In return for its portion of the desalinated water in the South, Israel will be doubling its sales of Lake Kinneret water to Jordan on the countries’ common northern border.
At the time the agreement was signed, Jordanian officials stressed to the Post how sorely water is needed in the country’s north. In part, this situation has resulted from the heavy influx of refugees from Syria to Jordan.
As a result of the ongoing wars plaguing Syria and Iraq, not only have the aging water and sanitation infrastructure in these countries been impacted, but the movement of displaced people to neighboring countries has taken a toll on resources in these states as well, a March report from the International Committee of the Red Cross confirmed.
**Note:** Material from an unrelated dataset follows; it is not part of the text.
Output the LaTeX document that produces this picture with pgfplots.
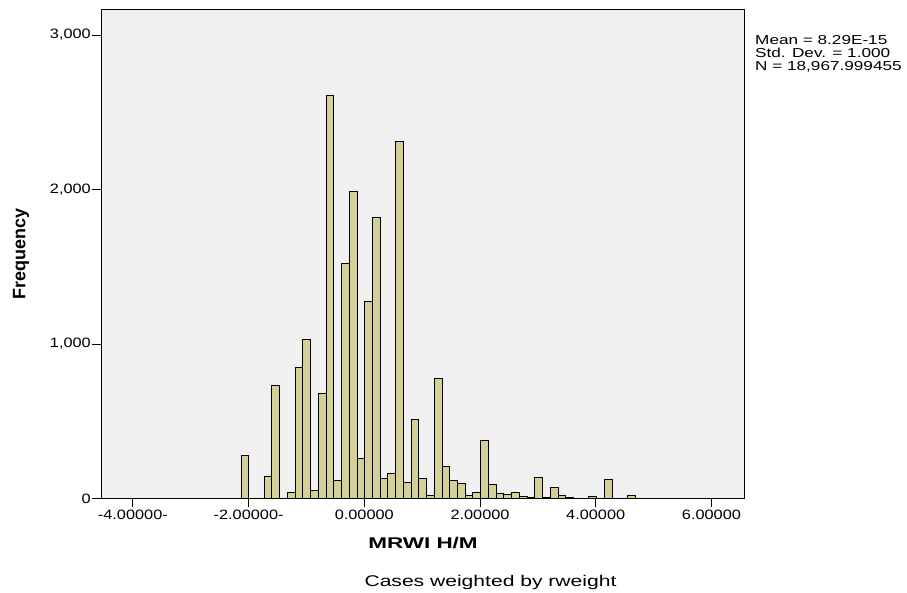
\documentclass[border=0pt]{standalone}
\usepackage{fontspec}
\setmainfont{Liberation Sans}
\usepackage{graphicx}
\usepackage{pgfplots}
\pgfplotsset{compat=1.18}
\definecolor{barfill}{RGB}{212,207,152}
\definecolor{bgc}{RGB}{240,240,240}
\newcommand{\sx}[1]{\scalebox{1.2}[1]{#1}}
\begin{document}
\begin{tikzpicture}[x=1bp,y=1bp]
\useasboundingbox (0,0) rectangle (907,593);
\begin{axis}[
  at={(101bp,94.5bp)}, anchor=south west,
  scale only axis, width=643bp, height=488.8bp,
  xmin=-4.551, xmax=6.563, ymin=0, ymax=3164,
  axis background/.style={fill=bgc},
  axis line style={black, line width=0.9bp},
  tick align=outside, xtick pos=bottom, ytick pos=left,
  major tick length=9bp,
  tick style={black, line width=0.9bp},
  xtick={-4,-2,0,2,4,6},
  xticklabels={\sx{-4.00000-},\sx{-2.00000-},\sx{0.00000},\sx{2.00000},\sx{4.00000},\sx{6.00000}},
  ytick={0,1000,2000,3000},
  yticklabels={\sx{0},\sx{1,000},\sx{2,000},\sx{3,000}},
  tick label style={font=\fontsize{13.6bp}{15bp}\selectfont},
  yticklabel style={inner sep=1bp},
  xticklabel style={inner sep=2bp},
  clip=false,
]
\addplot[ybar interval, fill=barfill, draw=black, line width=0.9bp] table {
x y
-2.131 280
-1.998 0
-1.864 0
-1.730 144
-1.597 731
-1.463 0
-1.330 39
-1.196 848
-1.062 1027
-0.929 52
-0.795 677
-0.661 2608
-0.528 116
-0.394 1523
-0.261 1989
-0.127 256
0.007 1273
0.140 1816
0.274 129
0.407 162
0.541 2313
0.675 103
0.808 509
0.942 127
1.075 21
1.209 774
1.343 207
1.476 114
1.610 95
1.743 21
1.877 36
2.011 373
2.144 88
2.278 32
2.411 28
2.545 36
2.679 15
2.812 7
2.946 136
3.079 5
3.213 71
3.347 18
3.480 8
3.614 3
3.747 3
3.881 13
4.015 0
4.148 123
4.282 0
4.415 0
4.549 17
4.682 0
4.816 0
4.950 0
5.083 2
5.217 0
};
\end{axis}
\node[rotate=90, font=\fontsize{18bp}{20bp}\selectfont\bfseries] at (21,339) {Frequency};
\node[anchor=base, font=\fontsize{15.5bp}{18bp}\selectfont\bfseries, inner sep=0pt] at (423,44) {\scalebox{1.45}[1]{MRWI H/M}};
\node[anchor=base, font=\fontsize{15.5bp}{18bp}\selectfont, inner sep=0pt] at (490.5,6.3) {\scalebox{1.36}[1]{Cases weighted by rweight}};
\node[anchor=base west, font=\fontsize{13bp}{13bp}\selectfont, inner sep=0pt] at (755,548.5) {\scalebox{1.32}[1]{Mean = 8.29E-15}};
\node[anchor=base west, font=\fontsize{13bp}{13bp}\selectfont, inner sep=0pt] at (755,535.5) {\scalebox{1.32}[1]{Std. Dev. = 1.000}};
\node[anchor=base west, font=\fontsize{13bp}{13bp}\selectfont, inner sep=0pt] at (755,522.5) {\scalebox{1.32}[1]{N = 18,967.999455}};
\end{tikzpicture}
\end{document}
All in all, some 4 million displaced Syrians have ended up relocating to Jordan, Iraq, Lebanon and Turkey, the report said.
In contrast to Israel’s ability to quench its country’s thirst by means of the vast array of man-made solutions, the 1.8 million residents of the Gaza Strip still face a severe shortage in their water supply.
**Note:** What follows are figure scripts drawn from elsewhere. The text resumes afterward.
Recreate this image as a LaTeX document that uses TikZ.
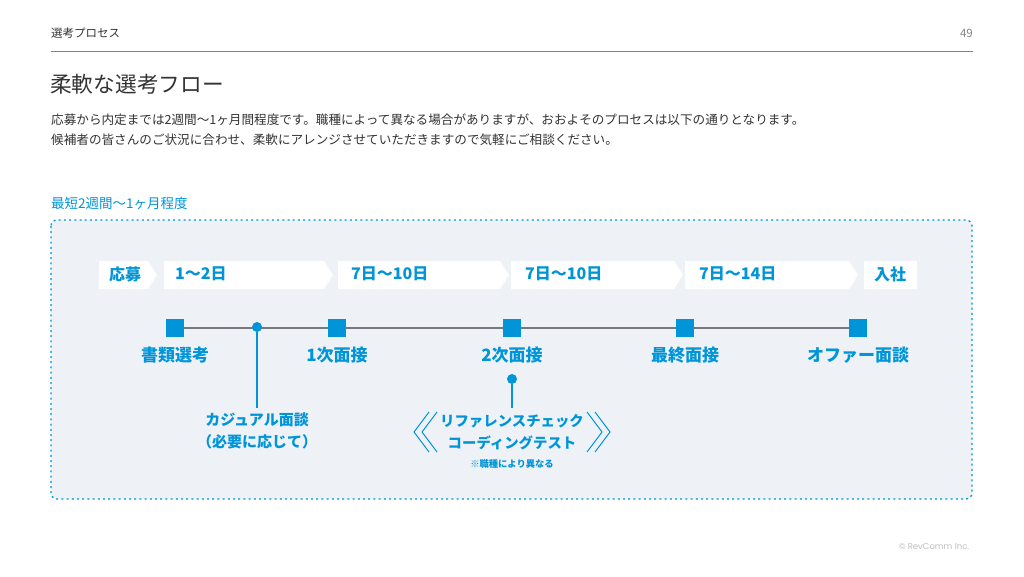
\documentclass[tikz,border=0pt]{standalone}
\usepackage{fontspec}
\setmainfont{Noto Sans CJK JP}
\newfontfamily\footfont{Poppins}
\usetikzlibrary{backgrounds}
\definecolor{accent}{RGB}{0,149,217}
\definecolor{panel}{RGB}{238,242,247}
\definecolor{ink}{RGB}{51,51,51}
\definecolor{rule}{RGB}{130,130,130}
\definecolor{track}{RGB}{120,120,120}
\tikzset{
    header_text/.style = {
        inner sep=0pt,
        text=ink,
        font=\fontsize{11.5}{13}\selectfont
    },
    title_text/.style = {
        anchor=west,
        inner sep=0pt,
        text=ink,
        font=\fontsize{21.7}{24}\selectfont
    },
    body_text/.style = {
        anchor=west,
        inner sep=0pt,
        text=ink,
        font=\fontsize{12.6}{15}\selectfont
    },
    panel_box/.style = {
        draw=accent,
        fill=panel,
        line width=1.3pt,
        dash pattern=on 2pt off 3.2pt,
        rounded corners=6pt
    },
    chevron_box/.style = {
        fill=white,
        draw=none
    },
    span_text/.style = {
        inner sep=0pt,
        text=accent,
        font=\bfseries\fontsize{16}{18}\selectfont
    },
    track_line/.style = {
        draw=track,
        line width=2pt
    },
    stop_mark/.style = {
        fill=accent,
        draw=none,
        minimum size=18pt,
        inner sep=0pt
    },
    dot_mark/.style = {
        circle,
        fill=accent,
        draw=none,
        minimum size=10pt,
        inner sep=0pt
    },
    stem_line/.style = {
        draw=accent,
        line width=1.5pt
    },
    stop_text/.style = {
        inner sep=0pt,
        text=accent,
        font=\bfseries\fontsize{17}{19}\selectfont
    },
    note_text/.style = {
        inner sep=0pt,
        text=accent,
        align=center,
        font=\bfseries\fontsize{15}{21.5}\selectfont
    },
    small_note/.style = {
        inner sep=0pt,
        text=accent,
        font=\bfseries\fontsize{9.3}{11}\selectfont
    },
    bracket_line/.style = {
        draw=accent,
        line width=1pt
    },
}
\begin{document}
\begin{tikzpicture}[x=1pt, y=-1pt]
    \useasboundingbox (0,0) rectangle (1024,576);

    \node[header_text, anchor=west] (section) at (51,33) {選考プロセス};
    \node[header_text, anchor=east, text=rule] (page) at (973,33) {49};
    \draw[rule, line width=0.8pt] (51,51) -- (973,51);

    \node[title_text] (title) at (50,84) {柔軟な選考フロー};
    \node[body_text] (lead1) at (51,120) {応募から内定までは2週間〜1ヶ月間程度です。職種によって異なる場合がありますが、おおよそのプロセスは以下の通りとなります。};
    \node[body_text] (lead2) at (51,140) {候補者の皆さんのご状況に合わせ、柔軟にアレンジさせていただきますので気軽にご相談ください。};

    \node[body_text, text=accent, font=\fontsize{13.5}{15}\selectfont] (span) at (51,203) {最短2週間〜1ヶ月程度};

    \begin{scope}[on background layer]
        \fill[white] (0,0) rectangle (1024,576);
        \path[panel_box] (51,220) rectangle (972,499);
    \end{scope}

    \foreach \l/\r in {99/148, 164/324, 338/500, 511/674, 685/849} {
        \path[chevron_box] (\l,261) -- (\r,261) -- (\r+9,275) -- (\r,289) -- (\l,289) -- cycle;
    }
    \path[chevron_box] (864,261) rectangle (917,289);

    \node[span_text] (apply) at (125,274) {応募};
    \node[span_text, anchor=west] (gap1) at (175,274) {1〜2日};
    \node[span_text, anchor=west] (gap2) at (351,274) {7日〜10日};
    \node[span_text, anchor=west] (gap3) at (525,274) {7日〜10日};
    \node[span_text, anchor=west] (gap4) at (699,274) {7日〜14日};
    \node[span_text] (join) at (890,274) {入社};

    \foreach \x/\name/\label in {175/s1/書類選考, 337/s2/1次面接, 512/s3/2次面接, 685/s4/最終面接, 858/s5/オファー面談} {
        \node[stop_mark] (\name) at (\x,328) {};
        \node[stop_text] (\name_text) at (\x,355) {\label};
    }

    \node[dot_mark] (c1) at (257,327) {};
    \coordinate (c1_end) at (257,408);
    \begin{scope}[on background layer]
        \draw[track_line] (s1) -- (s5);
    \end{scope}
    \draw[stem_line] (c1) -- (c1_end);
    \node[note_text] (casual) at (257,431) {カジュアル面談\\（必要に応じて）};

    \node[dot_mark] (c2) at (512,379) {};
    \coordinate (c2_end) at (512,408);
    \draw[stem_line] (c2) -- (c2_end);
    \node[note_text, font=\bfseries\fontsize{14.4}{21.5}\selectfont] (check) at (512,432) {リファレンスチェック\\コーディングテスト};
    \node[small_note] (varies) at (512,464) {※職種により異なる};

    \draw[bracket_line] (429,412) -- (414,432) -- (429,452);
    \draw[bracket_line] (437,412) -- (422,432) -- (437,452);
    \draw[bracket_line] (587,412) -- (602,432) -- (587,452);
    \draw[bracket_line] (595,412) -- (610,432) -- (595,452);

    \node[inner sep=0pt, text=black!25, font=\footfont\fontsize{8.5}{10}\selectfont] (credit) at (934,547) {© RevComm Inc.};
\end{tikzpicture}
\end{document}
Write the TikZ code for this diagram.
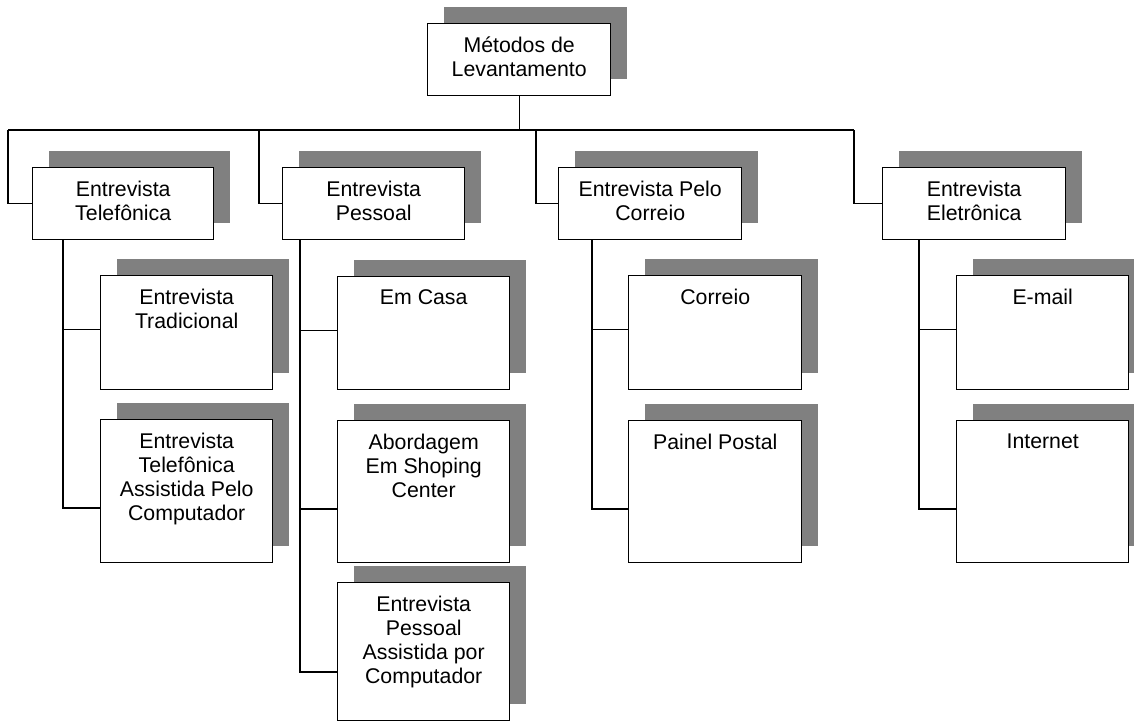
\documentclass[tikz,border=0pt]{standalone}
\usepackage{fontspec}
\setmainfont{Liberation Sans}
\usetikzlibrary{calc}
\definecolor{shadowgray}{HTML}{808080}
\tikzset{
  x=1pt,y=1pt,
  wire/.style={draw=black,line width=1.3pt},
  boxframe/.style={draw=black,fill=white,line width=1.4pt,inner sep=0pt,anchor=north west},
  boxshadow/.style={fill=shadowgray,draw=none},
  boxtext/.style={anchor=north,inner sep=0pt,align=center,font=\fontsize{21.3}{24}\selectfont}
}
% \orgbox{name}{left}{top}{right}{bottom}{text}
\newcommand{\orgbox}[6]{%
  \fill[boxshadow] (#2+17,-#3+16) rectangle (#4+17,-#5+16);
  \node[boxframe,minimum width=#4-#2,minimum height=#5-#3] (#1) at (#2,-#3) {};
  \node[boxtext] (#1-t) at ([yshift=-13.5pt]#1.north) {#6};
}
\begin{document}
\begin{tikzpicture}
\useasboundingbox (0,0) rectangle (1134,-722);
\clip (0,0) rectangle (1134,-722);

\coordinate (bus-l) at (8,-130);
\coordinate (bus-r) at (854,-130);

\orgbox{top}{427}{23}{610}{95}{Métodos de\\Levantamento}

\orgbox{tel}{32}{167}{213}{239}{Entrevista\\Telefônica}
\orgbox{pes}{282}{167}{464}{239}{Entrevista\\Pessoal}
\orgbox{cor}{558}{167}{741}{239}{Entrevista Pelo\\Correio}
\orgbox{ele}{882}{167}{1065}{239}{Entrevista\\Eletrônica}

\orgbox{trad}{100}{275}{272}{389}{Entrevista\\Tradicional}
\orgbox{tas}{100}{419}{272}{562}{Entrevista\\Telefônica\\Assistida Pelo\\Computador}

\orgbox{casa}{337}{276}{509}{389}{Em Casa}
\orgbox{abord}{337}{420}{509}{562}{Abordagem\\Em Shoping\\Center}
\orgbox{epac}{337}{582}{509}{720}{Entrevista\\Pessoal\\Assistida por\\Computador}

\orgbox{correio}{628}{275}{801}{389}{Correio}
\orgbox{painel}{628}{420}{801}{562}{Painel Postal}

\orgbox{email}{956}{275}{1128}{389}{E-mail}
\orgbox{inet}{956}{420}{1128}{562}{Internet}

% top level
\draw[wire] (top.south) -- (top.south |- bus-l);
\draw[wire] (bus-l) -- (bus-r);
\draw[wire] (bus-l) |- (tel.west);
\draw[wire] (259,-130) |- (pes.west);
\draw[wire] (536,-130) |- (cor.west);
\draw[wire] (bus-r) |- (ele.west);

% telefonica children
\coordinate (tel-d) at ($(tel.south west)+(31,0)$);
\draw[wire] (tel-d) |- ([yshift=-89pt]tas.north west);
\draw[wire] ([yshift=3pt]trad.west -| tel-d) -- ([yshift=3pt]trad.west);

% pessoal children
\coordinate (pes-d) at ($(pes.south west)+(18,0)$);
\draw[wire] (pes-d) |- ([yshift=-90pt]epac.north west);
\draw[wire] ([yshift=3pt]casa.west -| pes-d) -- ([yshift=3pt]casa.west);
\draw[wire] ([yshift=-89pt]abord.north west -| pes-d) -- ([yshift=-89pt]abord.north west);

% correio children
\coordinate (cor-d) at ($(cor.south west)+(34,0)$);
\draw[wire] (cor-d) |- ([yshift=-89pt]painel.north west);
\draw[wire] ([yshift=3pt]correio.west -| cor-d) -- ([yshift=3pt]correio.west);

% eletronica children
\coordinate (ele-d) at ($(ele.south west)+(37,0)$);
\draw[wire] (ele-d) |- ([yshift=-89pt]inet.north west);
\draw[wire] ([yshift=3pt]email.west -| ele-d) -- ([yshift=3pt]email.west);
\end{tikzpicture}
\end{document}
Aiming to improve the situation there, Israel’s Office of the Coordinator of Government Activities in the Territories Unit announced a decision in March to double the territory’s allocation of water from 5 m.cu.m. of water to 10 m.cu.m.
At the time, Prof. Uri Shani, former commissioner of the Israel Water Authority and an expert in soil and water sciences, told the Post that in addition to the quantity of water Gazans receive from Israel, about 60 m.cu.m. accumulates as groundwater each year there. Nonetheless, Gazans consume much more water annually than what accumulates in their underground reserves – about 120 m.cu.m. according to Israeli estimates and about 150 m.cu.m. according to Gazan estimates, Shani said.
The resultant over-exploitation of groundwater resources there has caused the water table to deplete and led to a situation in which seawater mixes in with that supply, he explained. Households using instruments to desalinate their home water supply then release resultant brine back into the groundwater, exacerbating the poor situation, he said.